Processo strage bus rinviato a settembre. Le lacrime e la rabbia dei parenti delle 40 vittime

di , Venerdì, 17 Luglio 2015

Avellino- Ci sono tragedie che il tempo amplifica all'infinito. Ci sono lacrime cristallizzate che si sciolgono sotto il solleone di una città che galleggia nell'afa di luglio. Ci sono date che restano nella memoria collettiva, e lutti che si fatica ad elaborare. Tra poco saranno trascorsi due anni dalla sciagura autostradale costata la vita a quaranta persone sulla Napoli-Bari.

Il bus che rientra da un breve soggiorno estivo alle terme di Telese precipita dal viadotto Acqualonga in territorio di Monteforte irpino. Un volo di trenta metri. Le urla disperate. 
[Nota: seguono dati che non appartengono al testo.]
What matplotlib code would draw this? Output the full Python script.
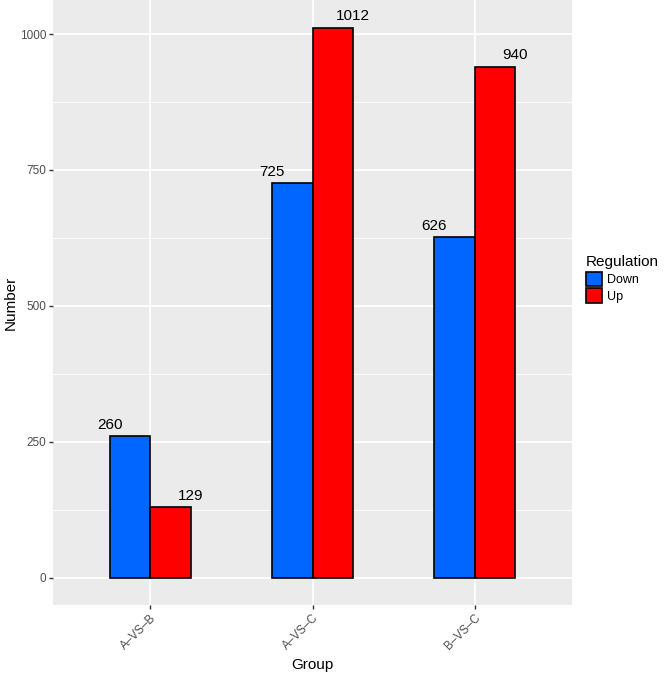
import matplotlib
matplotlib.use("Agg")
import matplotlib.pyplot as plt
import numpy as np
from matplotlib.patches import Patch

plt.rcParams["font.family"] = ["Liberation Sans", "DejaVu Sans"]

groups = ["A\u2013VS\u2013B", "A\u2013VS\u2013C", "B\u2013VS\u2013C"]
down = [260, 725, 626]
up = [129, 1012, 940]
series_names = ["Down", "Up"]
colors = ["#0066FF", "#FF0000"]

W, H = 666, 675
fig = plt.figure(figsize=(W / 100, H / 100), dpi=100)
ax = fig.add_axes([53 / W, 1 - 605 / H, (572 - 53) / W, 605 / H])
ax.set_facecolor("#EBEBEB")

x = np.arange(1, len(groups) + 1)
bw = 0.25
ax.bar(x - bw / 2, down, width=bw, color=colors[0], edgecolor="black", linewidth=1.2, zorder=3)
ax.bar(x + bw / 2, up, width=bw, color=colors[1], edgecolor="black", linewidth=1.2, zorder=3)

for xi, d, u in zip(x, down, up):
    ax.annotate(str(d), (xi - 0.25, d), xytext=(0, 3), textcoords="offset points",
                ha="center", va="bottom", fontsize=11, color="black", zorder=4)
    ax.annotate(str(u), (xi + 0.25, u), xytext=(0, 3), textcoords="offset points",
                ha="center", va="bottom", fontsize=11, color="black", zorder=4)

ymax = max(max(down), max(up))
ax.set_ylim(-0.05 * ymax, 1.05 * ymax)
ax.set_xlim(0.4, 3.6)

ax.set_yticks([0, 250, 500, 750, 1000])
ax.set_yticks([125, 375, 625, 875], minor=True)
ax.set_xticks(x)
ax.set_xticklabels(groups, rotation=45, ha="right", rotation_mode="anchor")

ax.grid(which="major", color="white", linewidth=1.3, zorder=0)
ax.grid(which="minor", axis="y", color="white", linewidth=0.6, zorder=0)
ax.set_axisbelow(True)
for s in ax.spines.values():
    s.set_visible(False)
ax.tick_params(which="major", length=3, width=1, color="#333333", labelsize=8.5, labelcolor="#4D4D4D", pad=2)
ax.tick_params(which="minor", length=0)

ax.set_xlabel("Group", fontsize=11, labelpad=4)
ax.set_ylabel("Number", fontsize=11)
ax.yaxis.set_label_coords(-35 / (572 - 53), 0.5)

handles = [Patch(facecolor=c, edgecolor="black", linewidth=1.2) for c in colors]
leg = fig.legend(handles, series_names, title="Regulation", loc="upper left",
                 bbox_to_anchor=(581 / W, 1 - 250 / H), frameon=False,
                 fontsize=9, title_fontsize=11, handlelength=1.3, handleheight=1.4,
                 handletextpad=0.4, labelspacing=0.2, borderaxespad=0)
leg._legend_box.align = "left"

fig.savefig("out.png", dpi=100)
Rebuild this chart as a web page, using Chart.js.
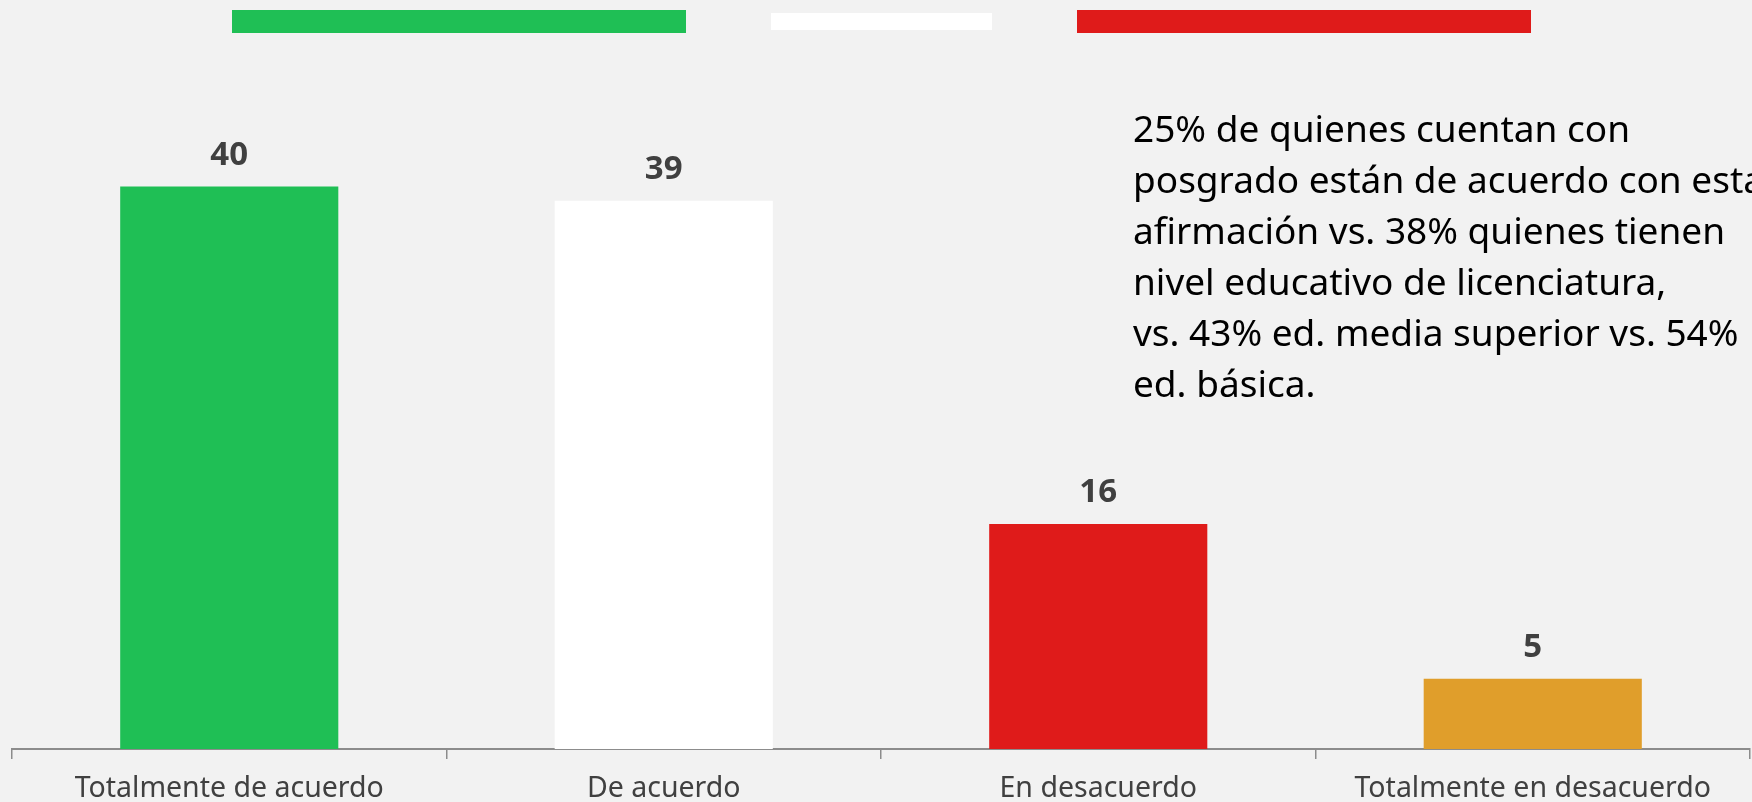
<!DOCTYPE html>
<html lang="es">
<head>
<meta charset="utf-8">
<title>Nivel de acuerdo</title>
<script src="https://cdn.jsdelivr.net/npm/chart.js@4.4.0/dist/chart.umd.min.js"></script>
<style>
    html, body { margin: 0; padding: 0; background: #f2f2f2; }
    #contenedor { position: relative; width: 1752px; height: 802px; overflow: hidden; }
    .franja { position: absolute; }
</style>
</head>
<body>
<div id="contenedor">
    <div class="franja" style="left:232px; top:10px; width:454px; height:23px; background:#1fbf55;"></div>
    <div class="franja" style="left:771px; top:13px; width:221px; height:17px; background:#ffffff;"></div>
    <div class="franja" style="left:1077px; top:10px; width:454px; height:23px; background:#df1b1a;"></div>
    <canvas id="grafica"></canvas>
</div>
<script>
const categorias = ['Totalmente de acuerdo', 'De acuerdo', 'En desacuerdo', 'Totalmente en desacuerdo'];
const valores = [40, 39, 16, 5];
const colores = ['#1fbf55', '#ffffff', '#df1b1a', '#e09e2b'];

const notaLineas = [
    '25% de quienes cuentan con',
    'posgrado están de acuerdo con esta',
    'afirmación vs. 38% quienes tienen',
    'nivel educativo de licenciatura,',
    'vs. 43% ed. media superior vs. 54%',
    'ed. básica.'
];

// etiquetas de valor encima de cada barra
const etiquetasValor = {
    id: 'etiquetasValor',
    afterDatasetsDraw(chart) {
        const ctx = chart.ctx;
        const meta = chart.getDatasetMeta(0);
        ctx.save();
        ctx.font = 'bold 33px "Noto Sans"';
        ctx.fillStyle = '#404040';
        ctx.textAlign = 'center';
        ctx.textBaseline = 'alphabetic';
        meta.data.forEach((barra, i) => {
            ctx.fillText(valores[i], barra.x, barra.y - 22);
        });
        ctx.restore();
    }
};

// texto explicativo a la derecha
const notaTexto = {
    id: 'notaTexto',
    afterDraw(chart) {
        const ctx = chart.ctx;
        ctx.save();
        ctx.font = '37px "Noto Sans"';
        ctx.fillStyle = '#000000';
        ctx.textAlign = 'left';
        ctx.textBaseline = 'alphabetic';
        notaLineas.forEach((linea, i) => {
            ctx.fillText(linea, 1133, 142 + i * 51);
        });
        ctx.restore();
    }
};

const ctx = document.getElementById('grafica').getContext('2d');
new Chart(ctx, {
    type: 'bar',
    data: {
        labels: categorias,
        datasets: [{
            data: valores,
            backgroundColor: colores,
            borderWidth: 0,
            barPercentage: 0.502,
            categoryPercentage: 1
        }]
    },
    options: {
        responsive: true,
        maintainAspectRatio: false,
        animation: false,
        layout: { padding: { top: 46, left: 12, right: 2, bottom: 0 } },
        plugins: {
            legend: { display: false },
            tooltip: { enabled: false }
        },
        scales: {
            x: {
                grid: {
                    display: true,
                    drawOnChartArea: false,
                    drawTicks: true,
                    tickLength: 10,
                    color: '#8c8c8c',
                    lineWidth: 1.5
                },
                border: { color: '#8c8c8c', width: 2 },
                ticks: {
                    color: '#404040',
                    font: { family: '"Noto Sans"', size: 28.5 },
                    padding: 13,
                    maxRotation: 0,
                    autoSkip: false
                },
                afterFit(scale) { scale.height = 53; }
            },
            y: {
                display: false,
                min: 0,
                max: 50
            }
        }
    },
    plugins: [etiquetasValor, notaTexto]
});
</script>
</body>
</html>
Lo schianto al suolo, la morte. I soccorsi disperati. La A16 che va in tilt per molte ore.

Le polemiche, le accuse, le indagini. Mesi e mesi per ricostruire una dinamica agghiacciante, per risalire a un colpevole, per cercare le responsabilità.

Due anni dopo inizia il processo per una strage che ha commosso l'Italia e il mondo.

Processo avviato e subito rinviato a settembre per difetti nelle notifiche: la solita cavillosità giuridica italiana. Fuori e dentro l'aula ricavata nell'ex carcere borbonico di Avellino esplode la rabbia dei parenti delle vittime,di chi è sopravvissuto a un dolore che non ha eguali. 

Molti appresero la notizia direttamente in tv, dai collegamenti telefonici con i giornalisti irpini che tentarono di commentare con estrema delicatezza un orrore che non aveva alcun contorno di grazia nè paragoni. Due anni dopo quei familiari hanno pianto veramente per la prima volta tutte le lacrime che allora si erano cristallizzate, e hanno lanciato accuse contro il titolare del bus maledetto, il fratello dell'autista Ciro Lametta morto anch'egli in quella tragedia immane. "Sono morto anch'io"- ha però esclamato l'uomo uscendo dall'aula dell'ex carcere borbonico, circondato da una folla agitata e protetto dal servizio di ordine pubblico predisposto per l'occasione.